События того года по-разному рассказаны разными людьми, всякий раз по-другому. Соглашаются, что именно в томительном Коктебеле могло произойти «грехопаденье». Однако нет согласия в описании настойчивых «брачных домогательств» Гумилева… Впрочем, это не так важно. Точнее, это не самое удивительное из того, что случилось тогда в зачарованном Коктебеле. Самым большим чудом стало рождение Черубины. Чудом были «лучшие дни» в жизни Елизаветы Дмитриевой, рождение ее нового имени, новой поэзии, рождение ее всероссийской славы…
В эти два коктебельских месяца Волошин придумал лирическую героиню для стихов Лили. Придумал для нее другую жизнь и другую поэзию: лицо, душу — «тонкое имя», херувимское имя Черубины, высокое иноземное происхождение, «венец избранничества» аристократической красавицы, метущейся в чужом и чуждом ей мире, в чуждом времени. Он придумал искусно и невзначай разбросанные в канцонах Лили экзотические детали ее биографии, придумал для нее католицизм, страстную, почти преступную любовь к Распятому…
Он придумал эту Черубину или нашел ее в мыслях, душе, чувствовании, мечтах петербургской учительницы Лизы (ладно, пусть Лили, пусть Нелли) Дмитриевой. Она была талантлива, чувствительна, темпераментна, гибка, и она вошла в новую роль, наполнив свои стихи правдоподобной, а точнее, истинной страстью.

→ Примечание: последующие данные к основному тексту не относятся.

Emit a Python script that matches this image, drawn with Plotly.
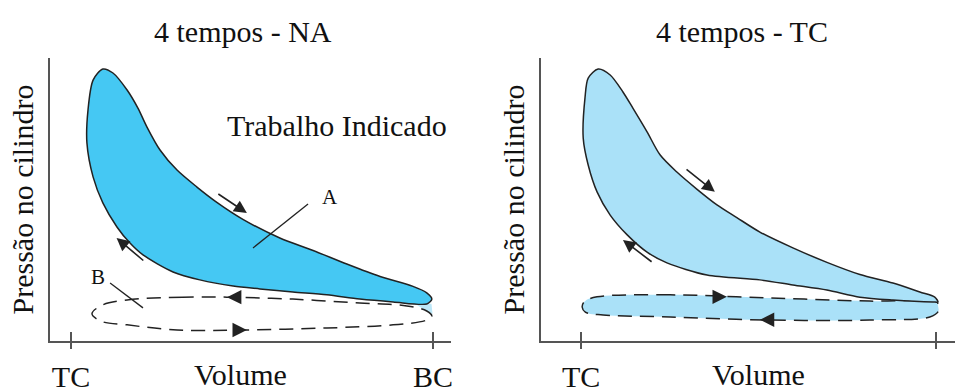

Елизавета Ивановна, возможно, и впрямь себя чувствовала прекрасной аристократкой, по ошибке попавшей в далекую страну, в чужой XX век, безутешно оплакивающей в стихах прекрасное время, которое было ее временем, оплакивающей свои горести, свою непризнанность, невозможность найти родственную душу, свою неуместную и горькую красоту… Все это было рассыпано теперь в ее строках, звучало настойчиво, искренне:
С моею царственной мечтой Одна брожу по всей вселенной, С моим презреньем к жизни тленной, С моею горькой красотой. Царицей призрачного трона Меня поставила судьба… Венчает гордый выгиб лба Червоных кос моих корона, Но спят в угаснувших веках Все те, кто были бы любимы, Как я, печалию томимы, Как я, одни в своих мечтах. И я умру в степях чужбины, Не разомкну заклятый круг. К чему так нежны кисти рук, Так тонко имя Черубины.